Das schönste Kleid
Rückblickend dachte ich, diese Geschichte hätte keinen Kipp-Moment, wie es bei anderen ist. Dann aber dachte ich: vielleicht sind Realität und Einbildung so verschwommen, dass die ganze Geschichte ein einziger Kipp-Moment ist. Darauf komme ich wegen des letzten Absatzes der Geschichte, der für Stamm ungewöhnlich „cheesy“ ist. Das ziemlich unwahrscheinliche Wiedersehen zwischen Brigitte und Felix nach ziemlich langer Zeit in der Badi mit dem Kuss beschrieben wie in einem Groschenroman – das passt irgendwie nicht, auch nicht zum Rest der Geschichte.
Wäre Brigitte wirklich nackt in den See gestiegen und ebenso nackt auf der Party erschienen, wäre das doch eher ein Affront gewesen, der dazu hätte führen können, das Felix sie meiden würde. Oder auch nicht. Noch mehr: hätte man sie nicht eher entlassen, wenn sie auf einem beruflichen Anlass so eine Show abgezogen hätte?
Am Ende bin ich verführt zu glauben, das hier ist eine imaginäre Aschenputtel-Story – die unscheinbare Ausseenseiterin Brigitte gegen die taffen Kolleginnen Nicole und Daniela im Buhlen um den tollen Felix. Brigitte hat die wenigstens Chancen, imaginiert sich aber als Gewinnerin?
Es ist ein bisschen wie beim Ende der vorhergehenden Geschichte: Man kann es glauben oder nicht…

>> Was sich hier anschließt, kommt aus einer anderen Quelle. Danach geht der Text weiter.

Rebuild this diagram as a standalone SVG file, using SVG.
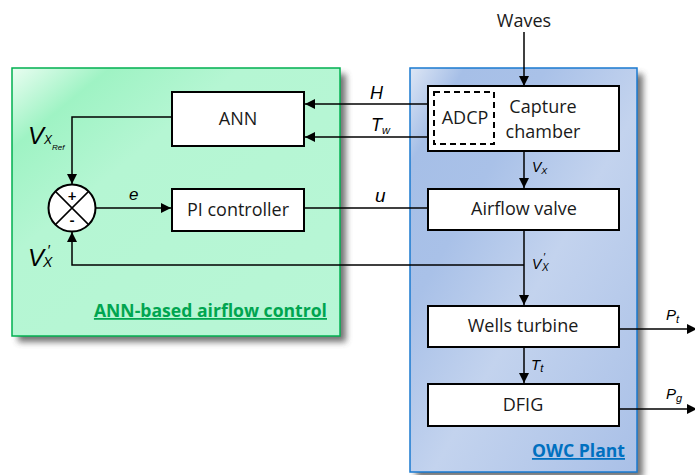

Kann es sein, dass der Erzähler nicht so recht wusste wohin mit dieser Geschichte? Immerhin investiert er ein wenig in das realistische Agentur/Archäologie-Setting, und er eröffnet sich die Jungsteinzeit-Perspektive. Dann aber endet das ganze ziemlich flach und kitschig, und ich kann keine ironische Brechung erkennen.